Stated goal ::
Take the listing from its first line through the line that contains "mrad_bounds = [0, 5, 10, 20, 30, 40, 50, 60, 70]" and please retype those lines exactly, leaving out the pictures.

Data excerpt ::
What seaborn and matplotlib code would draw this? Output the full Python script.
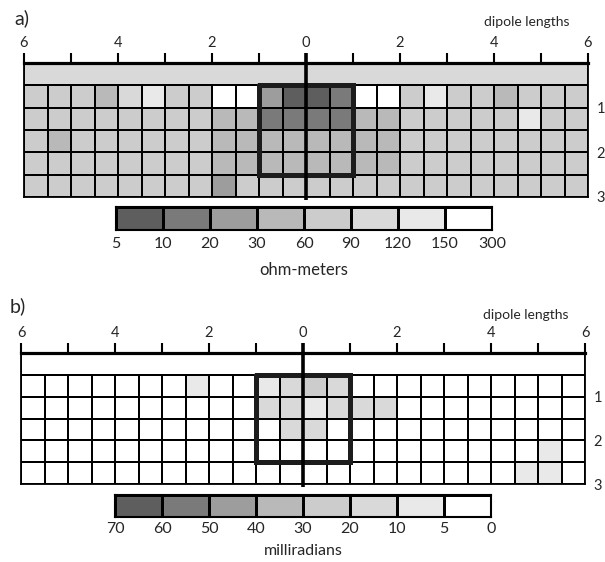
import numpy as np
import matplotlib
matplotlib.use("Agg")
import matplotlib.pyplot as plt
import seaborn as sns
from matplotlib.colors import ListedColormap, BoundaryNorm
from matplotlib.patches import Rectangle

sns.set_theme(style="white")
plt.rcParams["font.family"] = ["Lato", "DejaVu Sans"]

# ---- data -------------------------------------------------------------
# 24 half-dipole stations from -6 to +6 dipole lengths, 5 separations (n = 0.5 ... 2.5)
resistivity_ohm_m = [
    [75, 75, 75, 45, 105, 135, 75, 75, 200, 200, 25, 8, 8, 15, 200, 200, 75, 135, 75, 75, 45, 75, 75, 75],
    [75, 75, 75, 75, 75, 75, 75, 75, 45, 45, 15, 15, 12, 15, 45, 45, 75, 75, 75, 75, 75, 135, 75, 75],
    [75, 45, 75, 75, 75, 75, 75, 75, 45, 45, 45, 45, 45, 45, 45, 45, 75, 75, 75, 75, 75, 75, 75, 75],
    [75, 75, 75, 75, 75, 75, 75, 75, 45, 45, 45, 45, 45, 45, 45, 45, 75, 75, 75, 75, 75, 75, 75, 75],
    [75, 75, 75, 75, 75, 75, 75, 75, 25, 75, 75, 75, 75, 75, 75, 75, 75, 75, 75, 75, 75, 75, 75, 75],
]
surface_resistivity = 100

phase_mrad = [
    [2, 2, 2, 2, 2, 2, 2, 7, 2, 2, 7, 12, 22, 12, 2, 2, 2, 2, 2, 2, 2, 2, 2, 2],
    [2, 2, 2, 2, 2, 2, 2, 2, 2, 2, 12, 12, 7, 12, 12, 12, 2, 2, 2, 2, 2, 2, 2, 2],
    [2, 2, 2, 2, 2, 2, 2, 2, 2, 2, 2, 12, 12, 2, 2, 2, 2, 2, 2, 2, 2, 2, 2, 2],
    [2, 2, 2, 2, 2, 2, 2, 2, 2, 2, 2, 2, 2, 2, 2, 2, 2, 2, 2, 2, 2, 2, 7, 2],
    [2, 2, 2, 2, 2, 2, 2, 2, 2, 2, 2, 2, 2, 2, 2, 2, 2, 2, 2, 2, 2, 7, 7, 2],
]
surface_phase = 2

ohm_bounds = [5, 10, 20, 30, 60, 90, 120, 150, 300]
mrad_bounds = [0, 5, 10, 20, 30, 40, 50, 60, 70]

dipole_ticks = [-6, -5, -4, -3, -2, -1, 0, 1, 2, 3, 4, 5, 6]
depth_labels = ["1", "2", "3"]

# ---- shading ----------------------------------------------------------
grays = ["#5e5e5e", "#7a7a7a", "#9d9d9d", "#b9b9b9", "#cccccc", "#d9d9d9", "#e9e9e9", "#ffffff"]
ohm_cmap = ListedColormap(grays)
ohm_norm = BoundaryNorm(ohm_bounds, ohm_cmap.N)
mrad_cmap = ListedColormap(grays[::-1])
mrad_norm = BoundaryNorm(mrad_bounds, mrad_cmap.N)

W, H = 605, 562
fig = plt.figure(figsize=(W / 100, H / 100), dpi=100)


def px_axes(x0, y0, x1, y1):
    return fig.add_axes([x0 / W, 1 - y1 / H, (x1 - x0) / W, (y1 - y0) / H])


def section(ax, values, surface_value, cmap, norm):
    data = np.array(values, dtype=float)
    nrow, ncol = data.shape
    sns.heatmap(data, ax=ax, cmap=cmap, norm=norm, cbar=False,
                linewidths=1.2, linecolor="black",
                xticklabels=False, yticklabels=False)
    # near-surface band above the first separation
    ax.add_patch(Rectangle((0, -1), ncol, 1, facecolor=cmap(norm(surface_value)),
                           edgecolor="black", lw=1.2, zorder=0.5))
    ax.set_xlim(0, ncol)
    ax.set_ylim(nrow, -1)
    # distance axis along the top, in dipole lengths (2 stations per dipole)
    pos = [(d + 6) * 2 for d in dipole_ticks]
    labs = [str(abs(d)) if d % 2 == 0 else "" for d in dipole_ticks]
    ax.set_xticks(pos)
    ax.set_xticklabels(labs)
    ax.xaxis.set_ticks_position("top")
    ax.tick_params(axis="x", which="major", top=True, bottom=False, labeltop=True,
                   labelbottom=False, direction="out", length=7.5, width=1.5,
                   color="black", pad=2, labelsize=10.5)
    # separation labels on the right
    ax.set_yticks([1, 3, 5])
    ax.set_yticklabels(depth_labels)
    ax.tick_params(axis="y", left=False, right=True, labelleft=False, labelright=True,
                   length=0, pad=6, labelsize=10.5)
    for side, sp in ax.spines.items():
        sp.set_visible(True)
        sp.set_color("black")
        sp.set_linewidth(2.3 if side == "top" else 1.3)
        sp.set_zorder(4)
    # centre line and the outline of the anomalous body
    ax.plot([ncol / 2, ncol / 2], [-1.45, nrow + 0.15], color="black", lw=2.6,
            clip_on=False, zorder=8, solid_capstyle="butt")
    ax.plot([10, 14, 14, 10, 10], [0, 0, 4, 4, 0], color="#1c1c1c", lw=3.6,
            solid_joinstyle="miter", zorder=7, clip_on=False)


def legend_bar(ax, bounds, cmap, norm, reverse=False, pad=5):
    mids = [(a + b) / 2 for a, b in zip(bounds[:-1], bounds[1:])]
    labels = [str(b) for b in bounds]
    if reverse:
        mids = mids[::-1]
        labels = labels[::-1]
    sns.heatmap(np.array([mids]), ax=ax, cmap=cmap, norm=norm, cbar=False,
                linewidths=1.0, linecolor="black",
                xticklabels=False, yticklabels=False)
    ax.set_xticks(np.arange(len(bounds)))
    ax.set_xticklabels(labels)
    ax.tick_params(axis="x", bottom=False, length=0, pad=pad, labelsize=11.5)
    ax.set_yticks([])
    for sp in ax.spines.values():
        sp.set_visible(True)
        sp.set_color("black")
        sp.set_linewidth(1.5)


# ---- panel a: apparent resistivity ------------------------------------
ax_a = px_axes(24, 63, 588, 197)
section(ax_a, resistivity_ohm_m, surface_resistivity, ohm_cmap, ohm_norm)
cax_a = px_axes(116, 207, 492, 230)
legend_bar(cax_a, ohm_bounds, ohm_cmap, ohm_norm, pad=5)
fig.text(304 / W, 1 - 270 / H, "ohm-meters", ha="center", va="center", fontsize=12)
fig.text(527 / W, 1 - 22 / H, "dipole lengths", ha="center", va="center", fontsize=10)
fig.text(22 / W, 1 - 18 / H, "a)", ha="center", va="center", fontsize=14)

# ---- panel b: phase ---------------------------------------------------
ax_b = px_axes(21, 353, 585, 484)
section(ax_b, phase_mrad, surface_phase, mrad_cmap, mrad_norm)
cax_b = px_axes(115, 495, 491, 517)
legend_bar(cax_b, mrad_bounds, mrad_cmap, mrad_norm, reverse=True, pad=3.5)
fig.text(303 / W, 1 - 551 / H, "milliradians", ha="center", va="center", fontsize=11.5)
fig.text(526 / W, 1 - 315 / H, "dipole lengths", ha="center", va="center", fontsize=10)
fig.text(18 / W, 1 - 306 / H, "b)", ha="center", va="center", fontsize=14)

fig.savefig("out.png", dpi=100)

Task answer ::
What seaborn and matplotlib code would draw this? Output the full Python script.
import numpy as np
import matplotlib
matplotlib.use("Agg")
import matplotlib.pyplot as plt
import seaborn as sns
from matplotlib.colors import ListedColormap, BoundaryNorm
from matplotlib.patches import Rectangle

sns.set_theme(style="white")
plt.rcParams["font.family"] = ["Lato", "DejaVu Sans"]

# ---- data -------------------------------------------------------------
# 24 half-dipole stations from -6 to +6 dipole lengths, 5 separations (n = 0.5 ... 2.5)
resistivity_ohm_m = [
    [75, 75, 75, 45, 105, 135, 75, 75, 200, 200, 25, 8, 8, 15, 200, 200, 75, 135, 75, 75, 45, 75, 75, 75],
    [75, 75, 75, 75, 75, 75, 75, 75, 45, 45, 15, 15, 12, 15, 45, 45, 75, 75, 75, 75, 75, 135, 75, 75],
    [75, 45, 75, 75, 75, 75, 75, 75, 45, 45, 45, 45, 45, 45, 45, 45, 75, 75, 75, 75, 75, 75, 75, 75],
    [75, 75, 75, 75, 75, 75, 75, 75, 45, 45, 45, 45, 45, 45, 45, 45, 75, 75, 75, 75, 75, 75, 75, 75],
    [75, 75, 75, 75, 75, 75, 75, 75, 25, 75, 75, 75, 75, 75, 75, 75, 75, 75, 75, 75, 75, 75, 75, 75],
]
surface_resistivity = 100

phase_mrad = [
    [2, 2, 2, 2, 2, 2, 2, 7, 2, 2, 7, 12, 22, 12, 2, 2, 2, 2, 2, 2, 2, 2, 2, 2],
    [2, 2, 2, 2, 2, 2, 2, 2, 2, 2, 12, 12, 7, 12, 12, 12, 2, 2, 2, 2, 2, 2, 2, 2],
    [2, 2, 2, 2, 2, 2, 2, 2, 2, 2, 2, 12, 12, 2, 2, 2, 2, 2, 2, 2, 2, 2, 2, 2],
    [2, 2, 2, 2, 2, 2, 2, 2, 2, 2, 2, 2, 2, 2, 2, 2, 2, 2, 2, 2, 2, 2, 7, 2],
    [2, 2, 2, 2, 2, 2, 2, 2, 2, 2, 2, 2, 2, 2, 2, 2, 2, 2, 2, 2, 2, 7, 7, 2],
]
surface_phase = 2

ohm_bounds = [5, 10, 20, 30, 60, 90, 120, 150, 300]
mrad_bounds = [0, 5, 10, 20, 30, 40, 50, 60, 70]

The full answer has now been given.